• Information shown
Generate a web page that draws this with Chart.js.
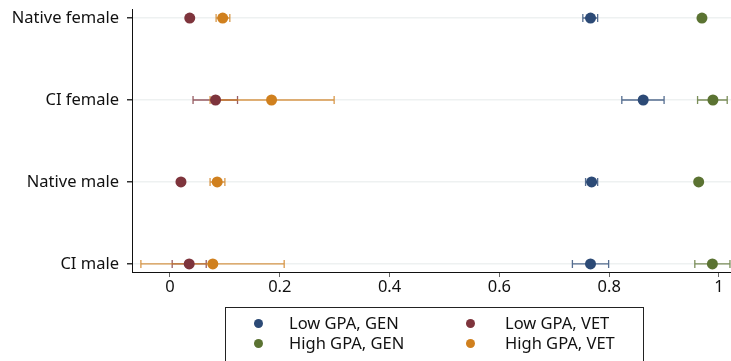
<!DOCTYPE html>
<html><head><meta charset="utf-8">
<script src="https://cdn.jsdelivr.net/npm/chart.js@4/dist/chart.umd.min.js"></script>
<style>
html,body{margin:0;padding:0;background:#fff;}
#wrap{position:relative;width:731px;height:361px;overflow:hidden;}
#legend{position:absolute;left:225px;top:307px;width:419px;height:70px;border:1px solid #222;box-sizing:border-box;font-family:"Noto Sans",sans-serif;font-size:16.5px;color:#111;}
.item{position:absolute;white-space:nowrap;line-height:20px;}
.dot{position:absolute;width:9px;height:9px;border-radius:50%;}
</style></head>
<body>
<div id="wrap"><canvas id="c" width="731" height="361"></canvas><div id="legend"></div></div>
<script>
// categories, bottom to top (y = 1..4)
const categories = ["CI male", "Native male", "CI female", "Native female"];
const seriesNames = ["Low GPA, GEN", "Low GPA, VET", "High GPA, GEN", "High GPA, VET"];
const seriesColors = ["#2c4a76", "#7e343c", "#5b7332", "#d0801e"];
// point estimates per category (CI male, Native male, CI female, Native female)
const lowGen  = [0.766, 0.768, 0.862, 0.766];
const lowVet  = [0.035, 0.020, 0.083, 0.036];
const highGen = [0.988, 0.963, 0.989, 0.969];
const highVet = [0.078, 0.086, 0.185, 0.096];
// confidence interval bounds (null = not shown)
const lowGenLo  = [0.733, 0.757, 0.823, 0.752];
const lowGenHi  = [0.799, 0.779, 0.900, 0.779];
const lowVetLo  = [0.004, null, 0.042, null];
const lowVetHi  = [0.066, null, 0.123, null];
const highGenLo = [0.956, null, 0.961, null];
const highGenHi = [1.020, null, 1.015, null];
const highVetLo = [-0.053, 0.073, 0.073, 0.084];
const highVetHi = [0.208, 0.100, 0.299, 0.109];
const xTicks = [0, 0.2, 0.4, 0.6, 0.8, 1];

const series = [
  {v: lowGen, lo: lowGenLo, hi: lowGenHi},
  {v: lowVet, lo: lowVetLo, hi: lowVetHi},
  {v: highGen, lo: highGenLo, hi: highGenHi},
  {v: highVet, lo: highVetLo, hi: highVetHi}
];

function hexA(h, a){const n=parseInt(h.slice(1),16);return `rgba(${n>>16},${(n>>8)&255},${n&255},${a})`;}

const datasets = series.map((s, i) => ({
  label: seriesNames[i],
  data: s.v.map((v, k) => ({x: v, y: k + 1, lo: s.lo[k], hi: s.hi[k]})),
  backgroundColor: seriesColors[i],
  borderColor: seriesColors[i],
  pointRadius: 5.5,
  pointBorderWidth: 0,
  showLine: false,
  clip: false
}));

const errorBars = {
  id: 'errorBars',
  beforeDatasetsDraw(chart) {
    const ctx = chart.ctx, xs = chart.scales.x, ys = chart.scales.y;
    ctx.save();
    chart.data.datasets.forEach((ds, i) => {
      ctx.strokeStyle = hexA(seriesColors[i], 0.8);
      ctx.lineWidth = 1.3;
      ds.data.forEach(p => {
        if (p.lo == null) return;
        const y = ys.getPixelForValue(p.y);
        const x1 = xs.getPixelForValue(p.lo), x2 = xs.getPixelForValue(p.hi);
        ctx.beginPath();
        ctx.moveTo(x1, y); ctx.lineTo(x2, y);
        ctx.moveTo(x1, y - 4); ctx.lineTo(x1, y + 4);
        ctx.moveTo(x2, y - 4); ctx.lineTo(x2, y + 4);
        ctx.stroke();
      });
    });
    ctx.restore();
  }
};

new Chart(document.getElementById('c'), {
  type: 'scatter',
  data: {datasets},
  options: {
    responsive: false,
    animation: false,
    layout: {autoPadding: false, padding: {top: 9, right: 0, bottom: 59, left: 0}},
    plugins: {legend: {display: false}, tooltip: {enabled: false}},
    scales: {
      x: {
        type: 'linear', min: -0.0692, max: 1.0219,
        afterBuildTicks(s){ s.ticks = xTicks.map(v => ({value: v})); },
        afterFit(s){ s.height = 30; s.paddingLeft = 0; s.paddingRight = 0; },
        grid: {drawOnChartArea: false, drawTicks: true, tickLength: 5, tickColor: '#666'},
        border: {display: true, color: '#111', width: 1},
        ticks: {color: '#111', font: {family: 'Noto Sans', size: 16.5}, padding: 0, maxRotation: 0,
          callback: (v) => String(v)}
      },
      y: {
        type: 'linear', min: 0.902, max: 4.11,
        afterBuildTicks(s){ s.ticks = categories.map((c, i) => ({value: i + 1})); },
        afterFit(s){ s.width = 132; s.paddingTop = 0; s.paddingBottom = 0; },
        grid: {color: '#eef1f1', lineWidth: 1.5, drawTicks: true, tickLength: 5, tickColor: '#333'},
        border: {display: true, color: '#111', width: 1},
        ticks: {color: '#111', font: {family: 'Noto Sans', size: 16.5}, padding: 8,
          callback: (v) => categories[Math.round(v) - 1] || ''}
      }
    }
  },
  plugins: [errorBars]
});

// legend (2x2)
const leg = document.getElementById('legend');
const pos = [[0,0],[1,0],[0,1],[1,1]];
seriesNames.forEach((name, si) => {
  const [col, row] = pos[si];
  const dot = document.createElement('div');
  dot.className = 'dot';
  dot.style.background = seriesColors[si];
  dot.style.left = (col ? 240 : 28) + 'px';
  dot.style.top = (row ? 31 : 11) + 'px';
  leg.appendChild(dot);
  const t = document.createElement('div');
  t.className = 'item';
  t.textContent = name;
  t.style.left = (col ? 279 : 63) + 'px';
  t.style.top = (row ? 25 : 5) + 'px';
  leg.appendChild(t);
});
</script>
</body></html>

• Written request
Give back the whole listing as it stands, minus its pictures.

• Exercise output
Generate a web page that draws this with Chart.js.
<!DOCTYPE html>
<html><head><meta charset="utf-8">
<script src="https://cdn.jsdelivr.net/npm/chart.js@4/dist/chart.umd.min.js"></script>
<style>
html,body{margin:0;padding:0;background:#fff;}
#wrap{position:relative;width:731px;height:361px;overflow:hidden;}
#legend{position:absolute;left:225px;top:307px;width:419px;height:70px;border:1px solid #222;box-sizing:border-box;font-family:"Noto Sans",sans-serif;font-size:16.5px;color:#111;}
.item{position:absolute;white-space:nowrap;line-height:20px;}
.dot{position:absolute;width:9px;height:9px;border-radius:50%;}
</style></head>
<body>
<div id="wrap"><canvas id="c" width="731" height="361"></canvas><div id="legend"></div></div>
<script>
// categories, bottom to top (y = 1..4)
const categories = ["CI male", "Native male", "CI female", "Native female"];
const seriesNames = ["Low GPA, GEN", "Low GPA, VET", "High GPA, GEN", "High GPA, VET"];
const seriesColors = ["#2c4a76", "#7e343c", "#5b7332", "#d0801e"];
// point estimates per category (CI male, Native male, CI female, Native female)
const lowGen  = [0.766, 0.768, 0.862, 0.766];
const lowVet  = [0.035, 0.020, 0.083, 0.036];
const highGen = [0.988, 0.963, 0.989, 0.969];
const highVet = [0.078, 0.086, 0.185, 0.096];
// confidence interval bounds (null = not shown)
const lowGenLo  = [0.733, 0.757, 0.823, 0.752];
const lowGenHi  = [0.799, 0.779, 0.900, 0.779];
const lowVetLo  = [0.004, null, 0.042, null];
const lowVetHi  = [0.066, null, 0.123, null];
const highGenLo = [0.956, null, 0.961, null];
const highGenHi = [1.020, null, 1.015, null];
const highVetLo = [-0.053, 0.073, 0.073, 0.084];
const highVetHi = [0.208, 0.100, 0.299, 0.109];
const xTicks = [0, 0.2, 0.4, 0.6, 0.8, 1];

const series = [
  {v: lowGen, lo: lowGenLo, hi: lowGenHi},
  {v: lowVet, lo: lowVetLo, hi: lowVetHi},
  {v: highGen, lo: highGenLo, hi: highGenHi},
  {v: highVet, lo: highVetLo, hi: highVetHi}
];

function hexA(h, a){const n=parseInt(h.slice(1),16);return `rgba(${n>>16},${(n>>8)&255},${n&255},${a})`;}

const datasets = series.map((s, i) => ({
  label: seriesNames[i],
  data: s.v.map((v, k) => ({x: v, y: k + 1, lo: s.lo[k], hi: s.hi[k]})),
  backgroundColor: seriesColors[i],
  borderColor: seriesColors[i],
  pointRadius: 5.5,
  pointBorderWidth: 0,
  showLine: false,
  clip: false
}));

const errorBars = {
  id: 'errorBars',
  beforeDatasetsDraw(chart) {
    const ctx = chart.ctx, xs = chart.scales.x, ys = chart.scales.y;
    ctx.save();
    chart.data.datasets.forEach((ds, i) => {
      ctx.strokeStyle = hexA(seriesColors[i], 0.8);
      ctx.lineWidth = 1.3;
      ds.data.forEach(p => {
        if (p.lo == null) return;
        const y = ys.getPixelForValue(p.y);
        const x1 = xs.getPixelForValue(p.lo), x2 = xs.getPixelForValue(p.hi);
        ctx.beginPath();
        ctx.moveTo(x1, y); ctx.lineTo(x2, y);
        ctx.moveTo(x1, y - 4); ctx.lineTo(x1, y + 4);
        ctx.moveTo(x2, y - 4); ctx.lineTo(x2, y + 4);
        ctx.stroke();
      });
    });
    ctx.restore();
  }
};

new Chart(document.getElementById('c'), {
  type: 'scatter',
  data: {datasets},
  options: {
    responsive: false,
    animation: false,
    layout: {autoPadding: false, padding: {top: 9, right: 0, bottom: 59, left: 0}},
    plugins: {legend: {display: false}, tooltip: {enabled: false}},
    scales: {
      x: {
        type: 'linear', min: -0.0692, max: 1.0219,
        afterBuildTicks(s){ s.ticks = xTicks.map(v => ({value: v})); },
        afterFit(s){ s.height = 30; s.paddingLeft = 0; s.paddingRight = 0; },
        grid: {drawOnChartArea: false, drawTicks: true, tickLength: 5, tickColor: '#666'},
        border: {display: true, color: '#111', width: 1},
        ticks: {color: '#111', font: {family: 'Noto Sans', size: 16.5}, padding: 0, maxRotation: 0,
          callback: (v) => String(v)}
      },
      y: {
        type: 'linear', min: 0.902, max: 4.11,
        afterBuildTicks(s){ s.ticks = categories.map((c, i) => ({value: i + 1})); },
        afterFit(s){ s.width = 132; s.paddingTop = 0; s.paddingBottom = 0; },
        grid: {color: '#eef1f1', lineWidth: 1.5, drawTicks: true, tickLength: 5, tickColor: '#333'},
        border: {display: true, color: '#111', width: 1},
        ticks: {color: '#111', font: {family: 'Noto Sans', size: 16.5}, padding: 8,
          callback: (v) => categories[Math.round(v) - 1] || ''}
      }
    }
  },
  plugins: [errorBars]
});

// legend (2x2)
const leg = document.getElementById('legend');
const pos = [[0,0],[1,0],[0,1],[1,1]];
seriesNames.forEach((name, si) => {
  const [col, row] = pos[si];
  const dot = document.createElement('div');
  dot.className = 'dot';
  dot.style.background = seriesColors[si];
  dot.style.left = (col ? 240 : 28) + 'px';
  dot.style.top = (row ? 31 : 11) + 'px';
  leg.appendChild(dot);
  const t = document.createElement('div');
  t.className = 'item';
  t.textContent = name;
  t.style.left = (col ? 279 : 63) + 'px';
  t.style.top = (row ? 25 : 5) + 'px';
  leg.appendChild(t);
});
</script>
</body></html>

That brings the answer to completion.